I don’t think it was necessarily that important that the one who did come back was a Samaritan. It could have been anyone who was an outcast in the society of that time. But Jesus chose a Samaritan to make a point, that the world that He was offering was a new world, a world with room for all and with a new vision. It was not a world limited by place, time, or ability. But it did require that each individual choose to begin a new life in Christ.
And there we are. We stare out at the world around us and we wonder. “What it will take to change the world; to remove the strife and violence; to make the world productive and the people healthy?” I don’t that the world will ever be free of differences; I don’t think that I would want to live in such a world. It is the differences that make this world but it is our inability to accept differences because our visions are limited that make this world what it is today. We want to know the answer but we may not necessarily know the question.

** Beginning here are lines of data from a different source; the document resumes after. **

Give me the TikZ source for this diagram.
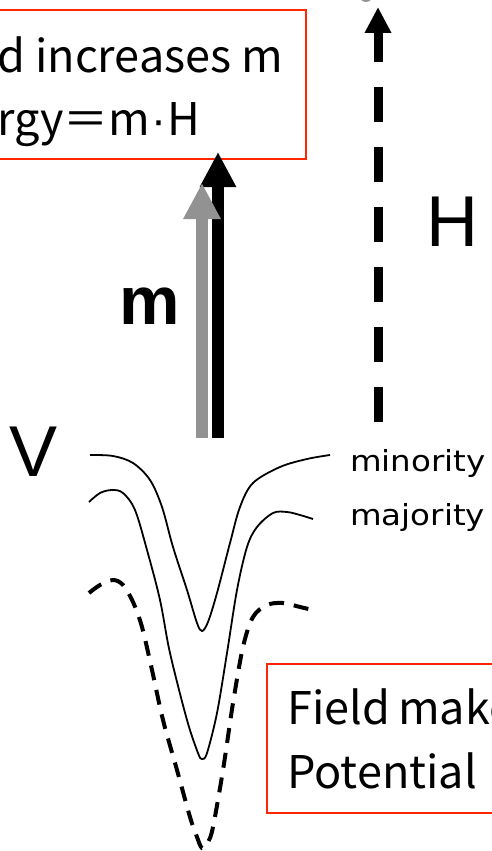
\documentclass[tikz,border=0pt]{standalone}
\usepackage{fontspec}
\newfontfamily\jpfont{Noto Sans CJK JP}
\newfontfamily\labfont{Liberation Sans}
\newfontfamily\smallfont[FakeStretch=1.12]{DejaVu Sans}
\usetikzlibrary{arrows.meta}
\definecolor{boxred}{RGB}{255,38,0}
\definecolor{arrgray}{RGB}{146,146,146}
\tikzset{
  redbox/.style={draw=boxred, line width=2pt, rectangle, inner sep=0pt, anchor=north west},
  boxtext/.style={inner sep=0pt, anchor=base west, font=\jpfont\fontsize{45}{45}\selectfont},
  biglabel/.style={inner sep=0pt, font=\labfont\fontsize{72}{72}\selectfont},
  spinlabel/.style={inner sep=0pt, anchor=base west, font=\smallfont\fontsize{29}{29}\selectfont},
  curve/.style={line width=1.8pt, smooth, tension=0.55},
  dcurve/.style={line width=4pt, dash pattern=on 15pt off 10pt, smooth, tension=0.55}
}
\begin{document}
\begin{tikzpicture}[x=1pt, y=-1pt]
\useasboundingbox (0,0) rectangle (492,851);
% boxes
\node[redbox, minimum width=340pt, minimum height=149pt] (topbox) at (-35,9) {};
\node[boxtext] (t1) at (-3,72) {d increases m};
\node[boxtext] (t2) at (-3,135) {rgy＝m{\labfont\kern1pt·\kern1pt}H};
\node[redbox, minimum width=260pt, minimum height=149pt] (botbox) at (266,663) {};
\node[boxtext] (b1) at (287,724) {Field\kern-2pt{} make};
\node[boxtext] (b2) at (287,788) {Potential};
% moment arrows
\coordinate (mblack0) at (218,438);
\coordinate (mblack1) at (218,152);
\coordinate (mgray0) at (202,438);
\coordinate (mgray1) at (202,183);
\draw[line width=12pt, -{Triangle[width=34pt,length=35pt]}] (mblack0) -- (mblack1);
\draw[arrgray, line width=12pt, -{Triangle[width=35pt,length=36pt]}] (mgray0) -- (mgray1);
% field arrow
\coordinate (h0) at (378,422);
\coordinate (h1) at (378,7);
\draw[line width=9pt, dash pattern=on 35pt off 25pt, -{Triangle[width=25pt,length=26pt]}] (h0) -- (h1);
\draw[arrgray, line width=2pt] (366,-8) ellipse [x radius=7pt, y radius=9pt];
% labels
\node[biglabel, font=\labfont\bfseries\fontsize{68}{68}\selectfont] (mlab) at (150,306) {m};
\node[biglabel] (hlab) at (452,222) {H};
\node[biglabel] (vlab) at (34,452) {V};
\node[spinlabel] (minl) at (350,471) {minority};
\node[spinlabel] (majl) at (350,525) {majority};
% potentials
\draw[curve] plot coordinates {(90,455) (113,456) (133,463) (150,480) (162,507) (173,547) (187,590) (197,623) (202,631) (208,622) (217,593) (230,543) (240,507) (253,483) (280,467) (307,459) (330,455)};
\draw[curve] plot coordinates {(89,502) (100,493) (112,490) (123,493) (135,510) (147,550) (160,600) (170,653) (187,720) (198,753) (202,759) (207,753) (217,713) (227,653) (237,590) (247,547) (257,527) (273,513) (287,512) (300,515) (313,519)};
\draw[dcurve] plot coordinates {(89,593) (100,585) (113,580) (123,585) (133,602) (142,627) (152,670) (163,720) (177,770) (190,817) (197,837) (202,848) (208,842) (213,827) (223,770) (233,703) (243,647) (253,617) (267,605) (283,603) (300,607) (313,610)};
\end{tikzpicture}
\end{document}
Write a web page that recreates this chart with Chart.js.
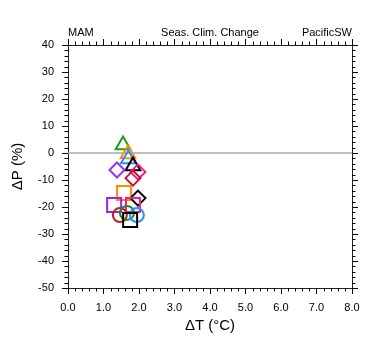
<!DOCTYPE html>
<html>
<head>
<meta charset="utf-8">
<script src="https://cdn.jsdelivr.net/npm/chart.js@4/dist/chart.umd.min.js"></script>
<style>
  html, body { margin: 0; padding: 0; background: #fff; }
  #wrap { width: 380px; height: 355px; position: relative; }
</style>
</head>
<body>
<div id="wrap"><canvas id="c"></canvas></div>
<script>
// ---- data ----
const deltaT = [1.55, 1.69, 1.70, 1.83, 1.38, 1.97, 1.83, 1.58, 1.97, 1.30, 1.83, 1.46, 1.66, 1.94, 1.75];
const deltaP = [3.0, -0.4, -2.2, -4.8, -6.3, -7.0, -9.3, -14.8, -16.7, -19.3, -19.3, -23.0, -22.2, -23.0, -24.8];
const markerShapes = ['triangle','triangle','triangle','triangle','rectRot','rectRot','rectRot','rect','rectRot','rect','rect','circle','circle','circle','rect'];
const markerColors = ['#229922','#ff8c00','#1e90ff','#000000','#a030f0','#ff1493','#c41230','#ff8c00','#000000','#a020f0','#ff1493','#b22222','#228b22','#1e90ff','#000000'];
const zeroLineX = [0, 8];
const zeroLineY = [0, 0];
const xTickRange = [0, 8];
const yTickRange = [-50, 40];
const headerLeft = 'MAM';
const headerCenter = 'Seas. Clim. Change';
const headerRight = 'PacificSW';
const xTitle = '\u0394T (\u00B0C)';
const yTitle = '\u0394P (%)';

const FONT = '"Liberation Sans", Arial, Helvetica, sans-serif';
const radiusFor = s => ({triangle: 8.5, rectRot: 7.5, rect: 9.9, circle: 7}[s]);

const points = deltaT.map((x, i) => ({x: x, y: deltaP[i]}));
const zeroLine = zeroLineX.map((x, i) => ({x: x, y: zeroLineY[i]}));

const minorTicks = {
  id: 'minorTicks',
  afterDraw(chart) {
    const ctx = chart.ctx;
    const a = chart.chartArea;
    ctx.save();
    ctx.strokeStyle = '#000';
    ctx.lineWidth = 1;
    const len = 3.5;
    ctx.beginPath();
    const xs = chart.scales.x;
    for (let v = xTickRange[0]; v <= xTickRange[1] + 1e-9; v += 0.2) {
      const r = Math.round(v * 5);
      if (r % 5 === 0) continue;
      const px = Math.round(xs.getPixelForValue(v)) + 0.5;
      ctx.moveTo(px, a.bottom); ctx.lineTo(px, a.bottom + len);
      ctx.moveTo(px, a.top); ctx.lineTo(px, a.top - len);
    }
    const ys = chart.scales.y;
    for (let v = yTickRange[0]; v <= yTickRange[1]; v += 2) {
      if (v % 10 === 0) continue;
      const py = Math.round(ys.getPixelForValue(v)) + 0.5;
      ctx.moveTo(a.left, py); ctx.lineTo(a.left - len, py);
      ctx.moveTo(a.right, py); ctx.lineTo(a.right + len, py);
    }
    ctx.stroke();
    // header texts
    ctx.fillStyle = '#000';
    ctx.font = '11px ' + FONT;
    ctx.textBaseline = 'alphabetic';
    ctx.textAlign = 'left';
    ctx.fillText(headerLeft, a.left, 36);
    ctx.textAlign = 'center';
    ctx.fillText(headerCenter, (a.left + a.right) / 2, 36);
    ctx.textAlign = 'right';
    ctx.fillText(headerRight, a.right, 36);
    ctx.restore();
  }
};

const gridOpts = {
  display: true, drawOnChartArea: false, drawTicks: true,
  tickLength: 6, color: '#000', tickColor: '#000', lineWidth: 1
};
const borderOpts = { display: true, color: '#222', width: 1 };

new Chart(document.getElementById('c'), {
  type: 'scatter',
  data: {
    datasets: [
      {
        data: points,
        pointStyle: markerShapes,
        pointRadius: markerShapes.map(radiusFor),
        pointBorderColor: markerColors,
        pointBackgroundColor: 'rgba(0,0,0,0)',
        pointBorderWidth: 2,
        showLine: false
      },
      {
        data: zeroLine,
        showLine: true,
        borderColor: '#a8a8a8',
        borderWidth: 1.5,
        pointRadius: 0
      }
    ]
  },
  options: {
    responsive: true,
    maintainAspectRatio: false,
    animation: false,
    layout: { padding: 0 },
    plugins: { legend: { display: false }, tooltip: { enabled: false }, title: { display: false } },
    scales: {
      x: {
        type: 'linear', position: 'bottom', min: xTickRange[0], max: xTickRange[1],
        afterFit: s => { s.height = 67; },
        grid: gridOpts, border: borderOpts,
        ticks: { stepSize: 1, color: '#000', padding: 7, maxRotation: 0,
                 font: { family: FONT, size: 11 }, callback: v => Number(v).toFixed(1) },
        title: { display: true, text: xTitle, color: '#000', font: { family: FONT, size: 15 }, padding: { top: 0, bottom: 20 } }
      },
      x2: {
        type: 'linear', position: 'top', min: xTickRange[0], max: xTickRange[1],
        afterFit: s => { s.height = 45; },
        grid: gridOpts, border: borderOpts,
        ticks: { stepSize: 1, display: false }
      },
      y: {
        type: 'linear', position: 'left', min: yTickRange[0], max: yTickRange[1],
        afterFit: s => { s.width = 68; },
        grid: gridOpts, border: borderOpts,
        ticks: { stepSize: 10, color: '#000', padding: 8, font: { family: FONT, size: 11 } },
        title: { display: true, text: yTitle, color: '#000', font: { family: FONT, size: 15 }, padding: { top: 9, bottom: 0 } }
      },
      y2: {
        type: 'linear', position: 'right', min: yTickRange[0], max: yTickRange[1],
        afterFit: s => { s.width = 28; },
        grid: gridOpts, border: borderOpts,
        ticks: { stepSize: 10, display: false }
      }
    }
  },
  plugins: [minorTicks]
});
</script>
</body>
</html>
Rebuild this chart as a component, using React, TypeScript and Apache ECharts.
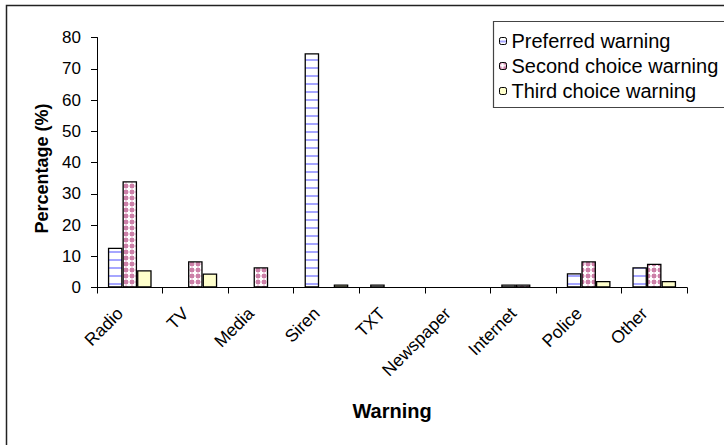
import React, { useEffect, useRef } from "react";
import * as echarts from "echarts";

const categories = ["Radio", "TV", "Media", "Siren", "TXT", "Newspaper", "Internet", "Police", "Other"];
const seriesNames = ["Preferred warning", "Second choice warning", "Third choice warning"];
const preferred = [12.7, 0, 0, 75, 1, 0, 1, 4.6, 6.5];
const secondChoice = [34, 8.4, 6.5, 0, 0, 0, 1, 8.4, 7.6];
const thirdChoice = [5.5, 4.5, 0, 1, 0, 0, 0, 2.1, 2.1];
const yTicks = [0, 10, 20, 30, 40, 50, 60, 70, 80];

const FONT = "Liberation Sans, Arial, sans-serif";

function stripePattern(): HTMLCanvasElement {
  const c = document.createElement("canvas");
  c.width = 8;
  c.height = 8;
  const ctx = c.getContext("2d")!;
  ctx.fillStyle = "#ffffff";
  ctx.fillRect(0, 0, 8, 8);
  ctx.fillStyle = "#a6a6ff";
  ctx.fillRect(0, 3, 8, 2);
  return c;
}

function crossPattern(): HTMLCanvasElement {
  const c = document.createElement("canvas");
  c.width = 6;
  c.height = 6;
  const ctx = c.getContext("2d")!;
  ctx.fillStyle = "#cc80a8";
  ctx.fillRect(0, 0, 6, 6);
  ctx.fillStyle = "#f0cfe0";
  ctx.fillRect(2, 0, 2, 6);
  ctx.fillRect(0, 2, 6, 2);
  ctx.fillStyle = "#ffffff";
  ctx.fillRect(2, 1, 2, 4);
  ctx.fillRect(1, 2, 4, 2);
  return c;
}

export default function App() {
  const ref = useRef<HTMLDivElement>(null);
  useEffect(() => {
    if (!ref.current) return;
    const chart = echarts.init(ref.current, null, { renderer: "svg" });
    const toBar = (arr: number[]) => arr.map((v) => (v === 0 ? "-" : v));
    const fills: any[] = [
      { image: stripePattern(), repeat: "repeat" },
      { image: crossPattern(), repeat: "repeat" },
      "#ffffcc",
    ];
    const datas = [preferred, secondChoice, thirdChoice];
    chart.setOption({
      animation: false,
      backgroundColor: "#ffffff",
      textStyle: { fontFamily: FONT },
      graphic: [
        {
          type: "rect",
          shape: { x: 6.5, y: 5.5, width: 800, height: 600 },
          style: { fill: "none", stroke: "#222", lineWidth: 1.5 },
          silent: true,
        },
        {
          type: "rect",
          shape: { x: 493.5, y: 21.5, width: 300, height: 86 },
          style: { fill: "#fff", stroke: "#444", lineWidth: 1.2 },
          silent: true,
          z: 1,
        },
      ],
      legend: {
        orient: "vertical",
        left: 499,
        top: 31,
        padding: 0,
        itemWidth: 7,
        itemHeight: 7,
        itemGap: 5,
        z: 10,
        data: seriesNames,
        itemStyle: { borderColor: "#000", borderWidth: 1 },
        textStyle: { fontFamily: FONT, fontSize: 20, color: "#000", lineHeight: 18 },
      },
      grid: { left: 97, top: 37.5, right: 37, bottom: 157.5, containLabel: false },
      xAxis: {
        type: "category",
        data: categories,
        name: "Warning",
        nameLocation: "middle",
        nameGap: 113,
        nameTextStyle: { fontFamily: FONT, fontSize: 20, fontWeight: "bold", color: "#000" },
        axisLine: { lineStyle: { color: "#000", width: 1 } },
        axisTick: { show: true, length: 6, lineStyle: { color: "#000" } },
        axisLabel: {
          rotate: 45,
          fontSize: 17.5,
          color: "#000",
          margin: 13,
          interval: 0,
          fontFamily: FONT,
          padding: [0, 14, 0, 0],
        },
      },
      yAxis: {
        type: "value",
        min: 0,
        max: 80,
        interval: 10,
        name: "Percentage (%)",
        nameLocation: "middle",
        nameGap: 46,
        nameTextStyle: { fontFamily: FONT, fontSize: 18, fontWeight: "bold", color: "#000", padding: [0, 12, 0, 0] },
        axisLine: { show: true, lineStyle: { color: "#000", width: 1 } },
        axisTick: { show: true, length: 6, lineStyle: { color: "#000" } },
        splitLine: { show: false },
        axisLabel: {
          fontSize: 17,
          color: "#000",
          margin: 16,
          fontFamily: FONT,
          formatter: (v: number) => (yTicks.includes(v) ? String(v) : ""),
        },
      },
      series: seriesNames.map((name, i) => ({
        name,
        type: "bar",
        data: toBar(datas[i]),
        barGap: "0%",
        barCategoryGap: "33.3%",
        itemStyle: { color: fills[i], borderColor: "#000", borderWidth: 1.3 },
      })),
    });
    return () => chart.dispose();
  }, []);
  return (
    <div
      ref={ref}
      style={{ position: "fixed", left: 0, top: 0, width: 724, height: 445 }}
    />
  );
}
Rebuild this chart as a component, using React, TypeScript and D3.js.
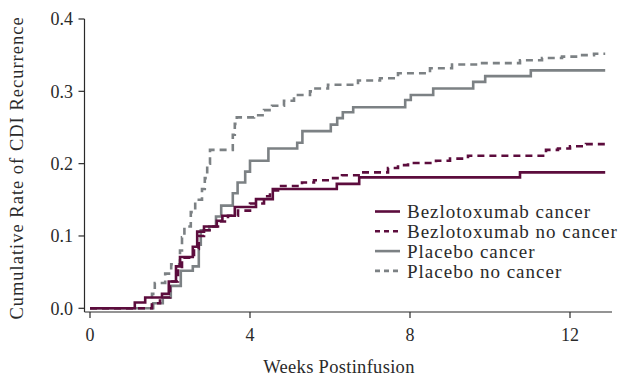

The answers to these questions are not found in some wacky, misguided computer that was programmed improperly when it was built. The answer is not found in some secret sold only in the late hours or early mornings of the day on an obscure shopping channel. They are most definitely not found in the words of a false shaman or preacher who would have you follow his interpretation of the Gospel. And they are not found in those who say there are no words to turn to.
There are words to turn to and they have been spoken over the years. The answers to the questions we ask are found in our heart but if our heart is empty, the answers have no meaning. For me, the foundation of life is found in Christ and it is through Christ that I can offer wisdom and thought, solace and comfort, and the promise of hope for a better tomorrow. If you are seeking the answers, if there is that emptiness in your heart, then Christ can be the answer. And if you have found Christ, then you are invited to share that discovery with others.
The question is and will always be, “will you follow me?” Only you know the answer to that very basic question.